Udeze played Green’s position at USC and was drafted in the first round by the Minnesota Vikings, but had his football dreams and career cut short by leukemia.
Green says, it gave him new respect for his own opportunity.
“It just makes you appreciate the things you have more in life, that might be taken from you," he said. "You just never know when it might be your last day.”
That's how Green viewed his time at USC. He collected 10 sacks his junior year, became first-team All-Pac-12 and decided to forgo his senior season and enter the NFL draft.
The Seahawks selected him in the third round.
Life as a rookie
Green says he's still getting accustomed to life as a rookie. Getting paid is nice, he said, but rookies also have to pick up the tab for teammates.
"You got to buy all this stuff,” Green said. “Before we go on away games, I have to get Cheesecake Factory for the entire defensive line.”
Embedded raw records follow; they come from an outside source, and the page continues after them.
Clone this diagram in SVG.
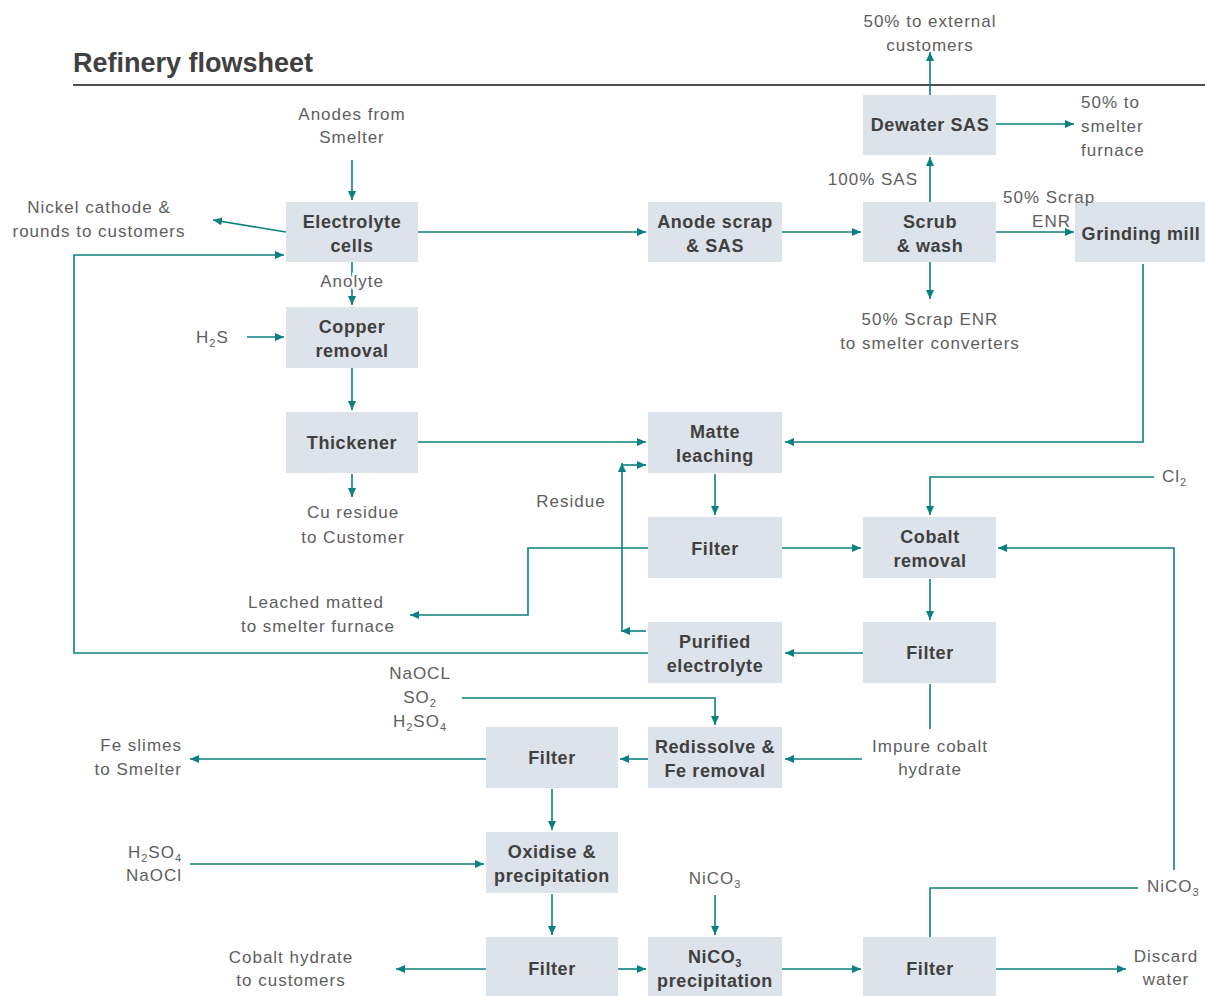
<svg xmlns="http://www.w3.org/2000/svg" width="1205" height="996" viewBox="0 0 1205 996">
<style>
.bg{fill:#ffffff}
.box{fill:#dde3ea}
.bt{font-family:"Liberation Sans",Arial,sans-serif;font-weight:bold;font-size:18px;fill:#404040;text-anchor:middle;letter-spacing:0.6px}
.lt{font-family:"Liberation Sans",Arial,sans-serif;font-size:17px;fill:#5e5e5e;letter-spacing:1px}
.m{text-anchor:middle}
.e{text-anchor:end}
.c{fill:none;stroke:#0b8080;stroke-width:1.6}
.a{marker-end:url(#ah)}
.title{font-family:"Liberation Sans",Arial,sans-serif;font-weight:bold;font-size:27px;fill:#404040}
.sub{font-size:11px}
</style>
<defs>
<marker id="ah" markerWidth="9" markerHeight="8" refX="9" refY="4" orient="auto" markerUnits="userSpaceOnUse">
<path d="M0,0 L9,4 L0,8 z" fill="#0b8080"/>
</marker>
</defs>
<rect class="bg" x="0" y="0" width="1205" height="996"/>
<text class="title" x="73" y="72">Refinery flowsheet</text>
<line x1="73" y1="85" x2="1205" y2="85" stroke="#505050" stroke-width="2"/>

<g id="connectors">
<line class="c a" x1="352" y1="160" x2="352" y2="200"/>
<line class="c a" x1="286" y1="232" x2="213" y2="220"/>
<path class="c a" d="M648,653 H74 V255 H284"/>
<line class="c a" x1="418" y1="232" x2="646" y2="232"/>
<line class="c a" x1="352" y1="262" x2="352" y2="305"/>
<line class="c a" x1="247" y1="337" x2="284" y2="337"/>
<line class="c a" x1="352" y1="368" x2="352" y2="410"/>
<line class="c a" x1="352" y1="474" x2="352" y2="497"/>
<line class="c a" x1="418" y1="442" x2="646" y2="442"/>
<line class="c a" x1="782" y1="232" x2="861" y2="232"/>
<line class="c a" x1="996" y1="232" x2="1074" y2="232"/>
<line class="c a" x1="930" y1="202" x2="930" y2="157"/>
<line class="c a" x1="930" y1="95" x2="930" y2="52"/>
<line class="c a" x1="996" y1="124" x2="1074" y2="124"/>
<line class="c a" x1="930" y1="262" x2="930" y2="299"/>
<path class="c a" d="M1143,264 V442 H785"/>
<line class="c a" x1="715" y1="474" x2="715" y2="515"/>
<line class="c a" x1="782" y1="548" x2="861" y2="548"/>
<path class="c a" d="M648,548 H528 V615 H410"/>
<line class="c a" x1="646" y1="631" x2="621" y2="631"/>
<line class="c a" x1="622" y1="631" x2="622" y2="463"/>
<line class="c a" x1="622" y1="465" x2="646" y2="465"/>
<path class="c a" d="M1154,477 H930 V515"/>
<line class="c a" x1="930" y1="579" x2="930" y2="620"/>
<line class="c a" x1="863" y1="653" x2="785" y2="653"/>
<line class="c" x1="930" y1="684" x2="930" y2="729"/>
<line class="c a" x1="862" y1="759" x2="785" y2="759"/>
<path class="c a" d="M462,698 H715 V725"/>
<line class="c a" x1="648" y1="759" x2="620" y2="759"/>
<line class="c a" x1="486" y1="759" x2="190" y2="759"/>
<line class="c a" x1="552" y1="789" x2="552" y2="830"/>
<line class="c a" x1="190" y1="864" x2="484" y2="864"/>
<line class="c a" x1="552" y1="894" x2="552" y2="935"/>
<line class="c a" x1="486" y1="969" x2="396" y2="969"/>
<line class="c a" x1="618" y1="969" x2="646" y2="969"/>
<line class="c a" x1="715" y1="895" x2="715" y2="935"/>
<line class="c a" x1="782" y1="969" x2="861" y2="969"/>
<path class="c" d="M930,937 V888 H1138"/>
<path class="c a" d="M1174,870 V548 H998"/>
<line class="c a" x1="996" y1="969" x2="1126" y2="969"/>
</g>

<g id="n-electrolyte"><rect class="box" x="286" y="202" width="132" height="60"/><text class="bt" x="352" y="228">Electrolyte</text><text class="bt" x="352" y="252">cells</text></g>
<g id="n-copper"><rect class="box" x="286" y="307" width="132" height="61"/><text class="bt" x="352" y="333">Copper</text><text class="bt" x="352" y="357">removal</text></g>
<g id="n-thickener"><rect class="box" x="286" y="412" width="132" height="61"/><text class="bt" x="352" y="449">Thickener</text></g>
<g id="n-anode"><rect class="box" x="648" y="202" width="134" height="60"/><text class="bt" x="715" y="228">Anode scrap</text><text class="bt" x="715" y="252">&amp; SAS</text></g>
<g id="n-matte"><rect class="box" x="648" y="412" width="134" height="61"/><text class="bt" x="715" y="438">Matte</text><text class="bt" x="715" y="462">leaching</text></g>
<g id="n-filter1"><rect class="box" x="648" y="517" width="134" height="61"/><text class="bt" x="715" y="555">Filter</text></g>
<g id="n-purified"><rect class="box" x="648" y="622" width="134" height="61"/><text class="bt" x="715" y="648">Purified</text><text class="bt" x="715" y="672">electrolyte</text></g>
<g id="n-redissolve"><rect class="box" x="648" y="727" width="134" height="61"/><text class="bt" x="715" y="753">Redissolve &amp;</text><text class="bt" x="715" y="777">Fe removal</text></g>
<g id="n-nico3"><rect class="box" x="648" y="937" width="134" height="61"/><text class="bt" x="715" y="963">NiCO<tspan class="sub" dy="4">3</tspan></text><text class="bt" x="715" y="987">precipitation</text></g>
<g id="n-dewater"><rect class="box" x="863" y="95" width="133" height="60"/><text class="bt" x="930" y="131">Dewater SAS</text></g>
<g id="n-scrub"><rect class="box" x="863" y="202" width="133" height="60"/><text class="bt" x="930" y="228">Scrub</text><text class="bt" x="930" y="252">&amp; wash</text></g>
<g id="n-cobalt"><rect class="box" x="863" y="517" width="133" height="61"/><text class="bt" x="930" y="543">Cobalt</text><text class="bt" x="930" y="567">removal</text></g>
<g id="n-filter2"><rect class="box" x="863" y="622" width="133" height="61"/><text class="bt" x="930" y="659">Filter</text></g>
<g id="n-filter3"><rect class="box" x="863" y="937" width="133" height="61"/><text class="bt" x="930" y="975">Filter</text></g>
<g id="n-grinding"><rect class="box" x="1075" y="202" width="132" height="60"/><text class="bt" x="1141" y="240">Grinding mill</text></g>
<g id="n-filter4"><rect class="box" x="486" y="727" width="132" height="61"/><text class="bt" x="552" y="764">Filter</text></g>
<g id="n-oxidise"><rect class="box" x="486" y="832" width="132" height="61"/><text class="bt" x="552" y="858">Oxidise &amp;</text><text class="bt" x="552" y="882">precipitation</text></g>
<g id="n-filter5"><rect class="box" x="486" y="937" width="132" height="61"/><text class="bt" x="552" y="975">Filter</text></g>

<g id="labels">
<text class="lt m" x="352" y="120">Anodes from</text>
<text class="lt m" x="352" y="143">Smelter</text>
<text class="lt m" x="99" y="213">Nickel cathode &amp;</text>
<text class="lt m" x="99" y="237">rounds to customers</text>
<text class="lt m" x="352" y="287" stroke="#ffffff" stroke-width="5" paint-order="stroke">Anolyte</text>
<text class="lt" x="196" y="343">H<tspan class="sub" dy="4">2</tspan><tspan dy="-4">S</tspan></text>
<text class="lt m" x="353" y="518">Cu residue</text>
<text class="lt m" x="353" y="543">to Customer</text>
<text class="lt m" x="930" y="27">50% to external</text>
<text class="lt m" x="930" y="51">customers</text>
<text class="lt" x="1081" y="108">50% to</text>
<text class="lt" x="1081" y="132">smelter</text>
<text class="lt" x="1081" y="156">furnace</text>
<text class="lt e" x="918" y="185">100% SAS</text>
<text class="lt" x="1003" y="203">50% Scrap</text>
<text class="lt e" x="1071" y="227">ENR</text>
<text class="lt m" x="930" y="325">50% Scrap ENR</text>
<text class="lt m" x="930" y="349">to smelter converters</text>
<text class="lt m" x="571" y="507">Residue</text>
<text class="lt m" x="316" y="608">Leached matted</text>
<text class="lt m" x="318" y="632">to smelter furnace</text>
<text class="lt" x="1162" y="482">Cl<tspan class="sub" dy="4">2</tspan></text>
<text class="lt m" x="420" y="679">NaOCL</text>
<text class="lt m" x="420" y="703">SO<tspan class="sub" dy="4">2</tspan></text>
<text class="lt m" x="420" y="727">H<tspan class="sub" dy="4">2</tspan><tspan dy="-4">SO</tspan><tspan class="sub" dy="4">4</tspan></text>
<text class="lt m" x="930" y="752">Impure cobalt</text>
<text class="lt m" x="930" y="775">hydrate</text>
<text class="lt e" x="182" y="751">Fe slimes</text>
<text class="lt e" x="182" y="775">to Smelter</text>
<text class="lt e" x="182" y="858">H<tspan class="sub" dy="4">2</tspan><tspan dy="-4">SO</tspan><tspan class="sub" dy="4">4</tspan></text>
<text class="lt e" x="182" y="881">NaOCl</text>
<text class="lt m" x="715" y="884">NiCO<tspan class="sub" dy="4">3</tspan></text>
<text class="lt" x="1147" y="892">NiCO<tspan class="sub" dy="4">3</tspan></text>
<text class="lt m" x="291" y="963">Cobalt hydrate</text>
<text class="lt m" x="291" y="986">to customers</text>
<text class="lt m" x="1166" y="962">Discard</text>
<text class="lt m" x="1166" y="985">water</text>
</g>
</svg>
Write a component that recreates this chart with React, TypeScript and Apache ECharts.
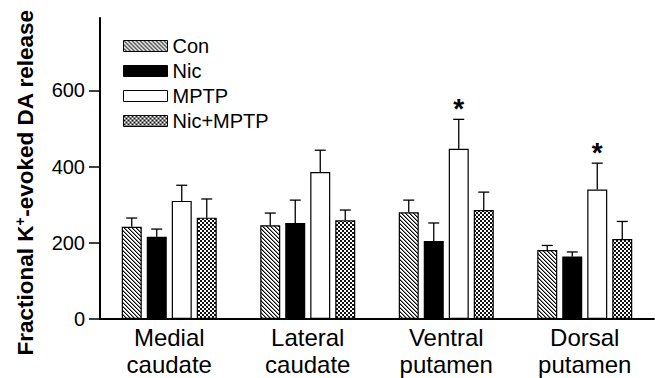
import React, { useEffect, useRef } from 'react';
import * as echarts from 'echarts';

const categories = ['Medial\ncaudate', 'Lateral\ncaudate', 'Ventral\nputamen', 'Dorsal\nputamen'];
const seriesNames = ['Con', 'Nic', 'MPTP', 'Nic+MPTP'];
const conValues = [242, 246, 280, 181];
const conErr = [23, 32, 32, 12];
const nicValues = [216, 252, 205, 164];
const nicErr = [20, 60, 47, 12];
const mptpValues = [310, 386, 447, 340];
const mptpErr = [41, 57, 77, 69];
const nicMptpValues = [266, 259, 286, 210];
const nicMptpErr = [49, 27, 47, 46];
const mptpSignificant = [0, 0, 1, 1];
const noSignificance = [0, 0, 0, 0];
const yTicks = [0, 200, 400, 600];

const FONT = 'Arial, "Liberation Sans", Helvetica, sans-serif';

function makeHatch(): HTMLCanvasElement {
  const c = document.createElement('canvas');
  c.width = 4;
  c.height = 4;
  const ctx = c.getContext('2d')!;
  ctx.fillStyle = '#fff';
  ctx.fillRect(0, 0, 4, 4);
  for (let i = 0; i < 4; i++) {
    ctx.fillStyle = '#000';
    ctx.fillRect(i, i, 1, 1);
    ctx.fillStyle = '#888';
    ctx.fillRect((i + 1) % 4, i, 1, 1);
  }
  return c;
}

function makeChecker(): HTMLCanvasElement {
  const c = document.createElement('canvas');
  c.width = 4;
  c.height = 4;
  const ctx = c.getContext('2d')!;
  ctx.fillStyle = '#fff';
  ctx.fillRect(0, 0, 4, 4);
  ctx.fillStyle = '#111';
  ctx.fillRect(0, 0, 2, 2);
  ctx.fillRect(2, 2, 2, 2);
  return c;
}

export default function App() {
  const ref = useRef<HTMLDivElement>(null);

  useEffect(() => {
    if (!ref.current) return;
    const chart = echarts.init(ref.current, null, { renderer: 'svg' });

    const hatch = { image: makeHatch(), repeat: 'repeat' };
    const checker = { image: makeChecker(), repeat: 'repeat' };
    const fills: any[] = [hatch, '#000', '#fff', checker];
    const values = [conValues, nicValues, mptpValues, nicMptpValues];
    const errs = [conErr, nicErr, mptpErr, nicMptpErr];
    const sigs = [noSignificance, noSignificance, mptpSignificant, noSignificance];
    const step = 25;

    const barSeries = seriesNames.map((name, k) => ({
      name,
      type: 'bar',
      data: values[k],
      barWidth: 20,
      barGap: '25%',
      itemStyle: { color: fills[k], borderColor: '#000', borderWidth: 1.2 },
      z: 2,
    }));

    const errSeries = seriesNames.map((name, k) => ({
      name: name + ' err',
      type: 'custom',
      z: 3,
      clip: false,
      silent: true,
      encode: { x: 0, y: 1 },
      data: values[k].map((v, i) => [i, v, errs[k][i], sigs[k][i]]),
      renderItem: (params: any, api: any) => {
        const ci = api.value(0);
        const v = api.value(1);
        const e = api.value(2);
        const sig = api.value(3);
        const base = api.coord([ci, v]);
        const top = api.coord([ci, v + e]);
        const x = base[0] + (k - 1.5) * step;
        const children: any[] = [
          { type: 'line', shape: { x1: x, y1: base[1], x2: x, y2: top[1] }, style: { stroke: '#000', lineWidth: 1.3 } },
          { type: 'line', shape: { x1: x - 5.5, y1: top[1], x2: x + 5.5, y2: top[1] }, style: { stroke: '#000', lineWidth: 1.3 } },
        ];
        if (sig) {
          children.push({
            type: 'text',
            x,
            y: top[1] - 11,
            style: {
              text: '*',
              font: 'bold 28px ' + FONT,
              fill: '#000',
              textAlign: 'center',
              textVerticalAlign: 'middle',
            },
          });
        }
        return { type: 'group', children };
      },
    }));

    chart.setOption({
      animation: false,
      backgroundColor: '#fff',
      grid: { left: 100, right: 1, top: 18, bottom: 58, containLabel: false },
      legend: {
        data: seriesNames,
        orient: 'vertical',
        left: 123,
        top: 36,
        padding: 0,
        itemWidth: 44,
        itemHeight: 11,
        itemGap: 5,
        icon: 'rect',
        itemStyle: { borderColor: '#000', borderWidth: 1 },
        textStyle: { fontFamily: FONT, fontSize: 20, lineHeight: 20, color: '#000', padding: [0, 0, 0, 0] },
        selectedMode: false,
      },
      xAxis: {
        type: 'category',
        data: categories,
        axisLine: { lineStyle: { color: '#000', width: 2 } },
        axisTick: { show: false },
        axisLabel: { fontFamily: FONT, fontSize: 24, lineHeight: 27, color: '#000', margin: 5 },
      },
      yAxis: {
        type: 'value',
        min: 0,
        max: 790,
        name: 'Fractional K{sup|+}-evoked DA release',
        nameLocation: 'middle',
        nameRotate: 90,
        nameGap: 63,
        nameTextStyle: {
          fontFamily: FONT,
          fontSize: 22.5,
          fontWeight: 'bold',
          color: '#000',
          padding: [0, 28, 0, 0],
          rich: {
            sup: { fontFamily: FONT, fontSize: 14, fontWeight: 'bold', color: '#000', verticalAlign: 'top', padding: [0, 0, 10, 0] },
          },
        },
        axisLine: { show: true, lineStyle: { color: '#000', width: 2 } },
        axisTick: { show: true, length: 11, customValues: yTicks, lineStyle: { color: '#000', width: 1.5 } },
        axisLabel: { customValues: yTicks, fontFamily: FONT, fontSize: 20, color: '#000', margin: 15 },
        splitLine: { show: false },
      },
      series: [...barSeries, ...errSeries],
    });

    return () => chart.dispose();
  }, []);

  return <div ref={ref} style={{ width: 655, height: 378, position: 'absolute', left: 0, top: 0 }} />;
}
Some would see it as a bit of friendly hazing, paying your rookie dues. Green is less forgiving.
“I get it, but at the same time, I don’t think there’s one person who says they like to spend money like that,” he said.
Green knows if he's going to become a Seahawks legend, he needs to deliver on the field. On social media, he posted that his idol growing up was Texans All-Pro defensive end J.J. Watt, who Green got to meet when he was in college.
He plans to use the lessons he's learned along the way from his mother, father, Coach Udeze and Watt to seize this opportunity with the Seahawks and inspire the next generation of upcoming players.
“That’s like a dream for me," Green said. "That would be awesome if that happens.”